I have 2TB of data currently spread across many CSV files that looks like:
{
'rec_date': "2010-01-29",
'rec_time': "09:15:00",
'site_no': '46',
'data_owner': '1',
'flow_period': '5',
'vehicle_count': '60',
'detector': '8'
}
I would like to insert this into mongodb so that I can quickly do queries that typically get the vehicle volume for a site and its surrounding sites for the past n
Mondays of the past m
years. (I wish to analyse the history of a site to determine if there's abnormal traffic flow for this time of day at this time of year).
Initially I wanted to store a document for each site, that contained its entire history, like so:
{
site_no: 46,
history: [{
$date: 1264756500000,
readings: [{sensor:1,vehicle_count:60},
{sensor:2,vehicle_count:32},
...
]
},{
$date: 1264756800000,
readings: [....]
}
]
}
But this would make each document very large, as the entire history for each site will be more than 16MB. More traffic volume data is coming in every 5 minutes from every site and I would need to be appending to the history array very often.

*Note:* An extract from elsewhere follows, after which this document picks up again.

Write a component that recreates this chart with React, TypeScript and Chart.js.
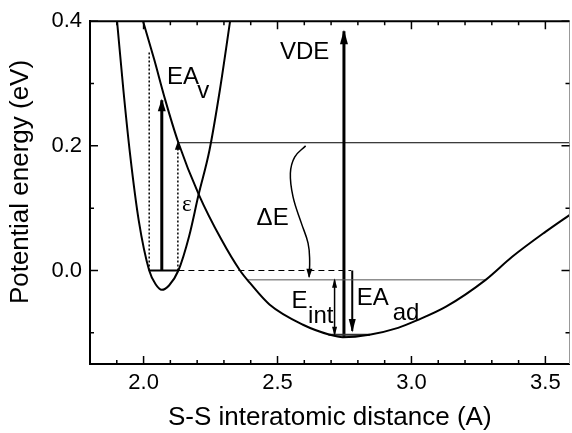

So my question is, how should I format my data so that I can perform the queries I want but minimising data redundancy? Should I just make a new record for every sensor reading?
Best Answer
Yes, create a new record for every reading.
MongoDB and other document stores are designed for efficient retrieval of de-normalized or irregularly structured data. A MongoDB collection is essentially a set of key-value pairs with a rich value type. Updating the value is an atomic operation, which means that constantly appending to a list within the value is not going to be efficient and, as you mentioned, you will eventually hit the document size limit.